ASA 129th Meeting - Washington, DC - 1995 May 30 .. Jun 06

5aSA8. Electroelastic modeling of the motions of ceramic bars under large driving voltages.

M. C. Dokmeci

Istanbul Tech. Univ.---Teknik Universite, P.K. 9, Taksim, 80191, Istanbul, Turkey

G. Askar Altay

Bogazici Univ., Bebek, Istanbul

In relation to electroceramic media subject to large driving voltages, this paper presents the one-dimensional nonlinear equations of a cylindrical ceramic bar. The field variables of the ceramic bar are all expanded in the power series expansions of its cross-sectional coordinates. By means of a unified variational principle, which is formulated through Hamilton's principle and Legendre's transformation [e.g., M. C. Dokmeci, IEEE Trans. UFFC 35, 775--787 (1988)] together with the series expansions of field variables, the one-dimensional electroelastic equations are systematically derived in both differential and variational forms.
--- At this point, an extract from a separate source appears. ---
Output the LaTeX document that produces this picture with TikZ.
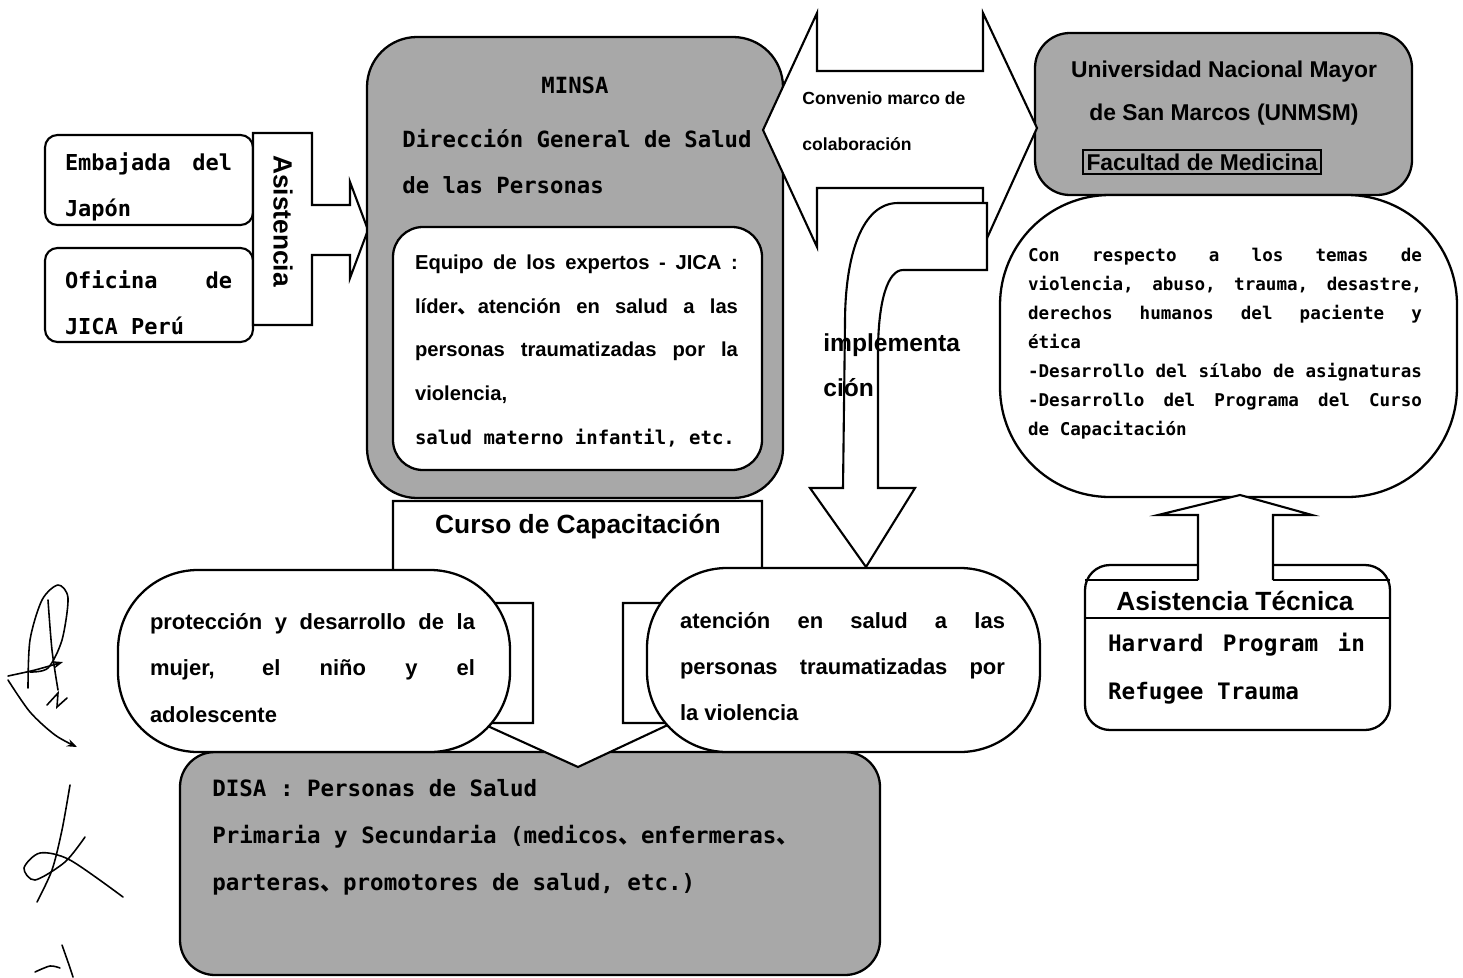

They are capable of predicting the extensional, flexural, and torsional as well as coupled motions of a ceramic bar at low and high frequencies. By a proper truncation of the series expansions, the electroelastic equations incorporate as many higher-order effects as deemed desirable in any case. Special cases are investigated [cf. M. C. Dokmeci, Int. J. Solids Struct. 10, 401--409 (1974) and Proceedings of the 40th Annual Symposium on Frequency Control (IEEE, New York, 1986), pp. 168--178]. The uniqueness is examined in solutions of the linearized electroelastic equations. [Work supported in part by The Scientific and Technical Research Council of Turkey.]